• _CHALLENGE_: Extract each line containing the string "this".

+++ MATERIAL TO PROCESS

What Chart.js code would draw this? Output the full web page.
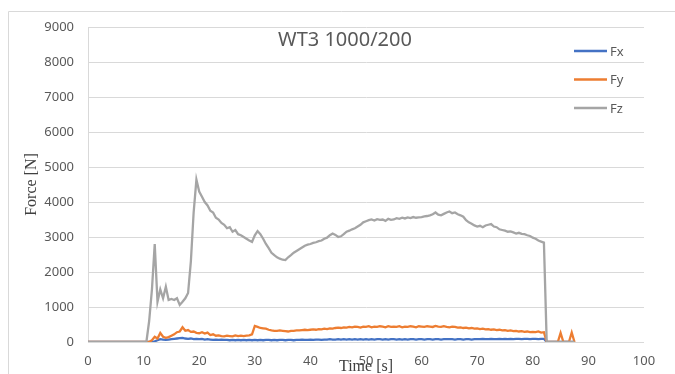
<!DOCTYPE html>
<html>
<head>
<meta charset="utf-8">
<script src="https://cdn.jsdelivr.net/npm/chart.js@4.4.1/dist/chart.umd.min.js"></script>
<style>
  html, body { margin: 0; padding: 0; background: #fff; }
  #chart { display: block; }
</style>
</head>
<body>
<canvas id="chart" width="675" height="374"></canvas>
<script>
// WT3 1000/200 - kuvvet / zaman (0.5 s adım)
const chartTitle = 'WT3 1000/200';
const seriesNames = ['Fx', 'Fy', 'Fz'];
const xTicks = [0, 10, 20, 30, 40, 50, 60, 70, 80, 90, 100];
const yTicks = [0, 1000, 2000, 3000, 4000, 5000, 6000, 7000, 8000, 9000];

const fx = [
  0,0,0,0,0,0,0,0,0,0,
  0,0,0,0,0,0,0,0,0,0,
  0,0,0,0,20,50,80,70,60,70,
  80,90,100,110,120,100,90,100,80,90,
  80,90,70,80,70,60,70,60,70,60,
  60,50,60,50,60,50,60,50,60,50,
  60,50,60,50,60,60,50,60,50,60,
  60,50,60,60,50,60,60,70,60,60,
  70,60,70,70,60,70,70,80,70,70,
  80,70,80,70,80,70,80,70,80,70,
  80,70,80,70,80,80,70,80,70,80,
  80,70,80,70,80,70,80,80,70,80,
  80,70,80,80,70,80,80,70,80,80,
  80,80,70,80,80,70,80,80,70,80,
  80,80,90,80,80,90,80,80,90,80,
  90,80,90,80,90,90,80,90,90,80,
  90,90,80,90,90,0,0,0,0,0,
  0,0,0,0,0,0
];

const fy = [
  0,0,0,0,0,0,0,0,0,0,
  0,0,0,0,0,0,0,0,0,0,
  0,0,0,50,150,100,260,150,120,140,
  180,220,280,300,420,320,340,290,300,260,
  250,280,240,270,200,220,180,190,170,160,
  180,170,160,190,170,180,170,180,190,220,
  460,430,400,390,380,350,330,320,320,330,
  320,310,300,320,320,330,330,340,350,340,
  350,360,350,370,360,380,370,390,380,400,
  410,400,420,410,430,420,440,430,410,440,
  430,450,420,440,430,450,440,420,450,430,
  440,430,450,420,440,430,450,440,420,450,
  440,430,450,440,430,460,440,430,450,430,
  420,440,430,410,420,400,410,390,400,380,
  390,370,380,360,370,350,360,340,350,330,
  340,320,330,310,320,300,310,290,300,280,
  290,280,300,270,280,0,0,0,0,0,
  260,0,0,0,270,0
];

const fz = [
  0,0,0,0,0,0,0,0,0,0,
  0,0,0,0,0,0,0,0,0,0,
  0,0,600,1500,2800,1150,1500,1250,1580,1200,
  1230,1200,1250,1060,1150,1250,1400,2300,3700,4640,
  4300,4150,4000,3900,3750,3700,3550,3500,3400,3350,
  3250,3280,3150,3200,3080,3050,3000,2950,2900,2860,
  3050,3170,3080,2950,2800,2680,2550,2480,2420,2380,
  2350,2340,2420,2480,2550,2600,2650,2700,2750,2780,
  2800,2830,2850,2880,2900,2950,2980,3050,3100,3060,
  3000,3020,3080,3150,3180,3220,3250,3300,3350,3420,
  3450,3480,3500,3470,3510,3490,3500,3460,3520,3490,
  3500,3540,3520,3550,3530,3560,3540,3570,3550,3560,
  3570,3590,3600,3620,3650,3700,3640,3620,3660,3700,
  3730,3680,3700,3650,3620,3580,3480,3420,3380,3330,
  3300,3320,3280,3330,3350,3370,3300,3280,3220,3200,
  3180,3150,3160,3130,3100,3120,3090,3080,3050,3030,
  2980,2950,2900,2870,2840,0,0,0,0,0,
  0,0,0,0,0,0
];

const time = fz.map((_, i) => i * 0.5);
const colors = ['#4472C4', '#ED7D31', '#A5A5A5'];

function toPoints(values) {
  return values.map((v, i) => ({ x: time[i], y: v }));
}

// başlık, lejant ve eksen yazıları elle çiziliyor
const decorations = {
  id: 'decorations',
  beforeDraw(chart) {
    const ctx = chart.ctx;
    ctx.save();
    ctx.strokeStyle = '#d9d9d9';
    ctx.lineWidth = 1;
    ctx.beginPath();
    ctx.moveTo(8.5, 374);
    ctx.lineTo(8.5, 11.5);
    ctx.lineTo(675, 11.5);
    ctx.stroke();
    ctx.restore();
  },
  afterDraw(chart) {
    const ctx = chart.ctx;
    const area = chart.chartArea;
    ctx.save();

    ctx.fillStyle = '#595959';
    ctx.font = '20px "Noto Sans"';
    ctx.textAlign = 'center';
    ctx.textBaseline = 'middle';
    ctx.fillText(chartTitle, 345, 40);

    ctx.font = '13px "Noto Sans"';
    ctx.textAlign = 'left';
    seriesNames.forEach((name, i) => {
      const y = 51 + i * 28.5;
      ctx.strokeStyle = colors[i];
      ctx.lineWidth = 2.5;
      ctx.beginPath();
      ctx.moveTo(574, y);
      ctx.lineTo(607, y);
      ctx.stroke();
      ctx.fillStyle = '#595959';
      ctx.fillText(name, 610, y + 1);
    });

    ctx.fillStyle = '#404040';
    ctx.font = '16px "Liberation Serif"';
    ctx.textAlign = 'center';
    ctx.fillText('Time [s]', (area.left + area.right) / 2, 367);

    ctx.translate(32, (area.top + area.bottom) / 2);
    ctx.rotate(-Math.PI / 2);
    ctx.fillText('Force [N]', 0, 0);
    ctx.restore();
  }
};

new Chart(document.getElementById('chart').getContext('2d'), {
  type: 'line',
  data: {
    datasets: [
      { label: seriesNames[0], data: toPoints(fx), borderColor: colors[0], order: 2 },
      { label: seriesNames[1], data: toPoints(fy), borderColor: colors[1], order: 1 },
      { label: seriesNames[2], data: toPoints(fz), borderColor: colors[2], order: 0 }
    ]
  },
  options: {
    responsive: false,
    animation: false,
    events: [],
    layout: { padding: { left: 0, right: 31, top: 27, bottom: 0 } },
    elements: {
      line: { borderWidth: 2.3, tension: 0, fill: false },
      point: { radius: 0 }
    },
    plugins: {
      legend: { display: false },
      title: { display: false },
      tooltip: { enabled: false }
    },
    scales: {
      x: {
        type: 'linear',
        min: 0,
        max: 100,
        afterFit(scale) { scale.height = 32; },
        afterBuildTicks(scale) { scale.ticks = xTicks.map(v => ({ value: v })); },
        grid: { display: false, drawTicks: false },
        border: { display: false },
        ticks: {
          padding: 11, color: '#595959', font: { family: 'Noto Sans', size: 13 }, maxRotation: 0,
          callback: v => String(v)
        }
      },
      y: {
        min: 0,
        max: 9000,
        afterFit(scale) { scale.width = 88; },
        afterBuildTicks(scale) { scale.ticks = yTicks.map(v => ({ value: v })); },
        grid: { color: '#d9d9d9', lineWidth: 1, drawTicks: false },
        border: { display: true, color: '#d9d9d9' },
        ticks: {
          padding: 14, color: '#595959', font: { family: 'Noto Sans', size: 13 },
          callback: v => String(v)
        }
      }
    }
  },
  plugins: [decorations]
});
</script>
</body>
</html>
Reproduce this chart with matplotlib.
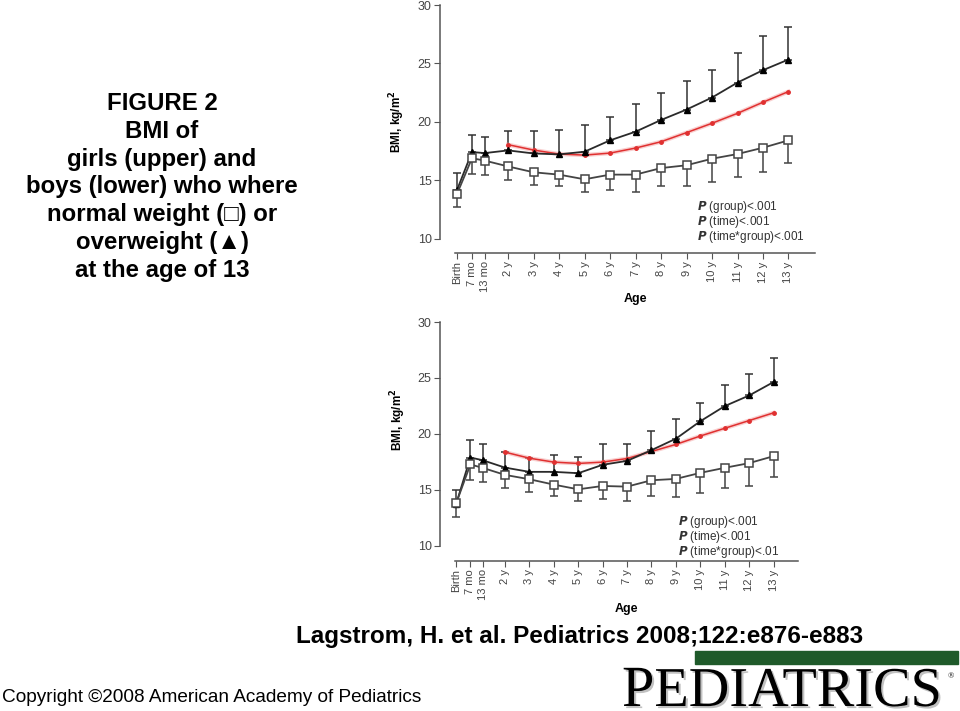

++++++

• _TASK SOLUTION_:
What Chart.js code would draw this? Output the full web page.
Reproduce this chart with matplotlib.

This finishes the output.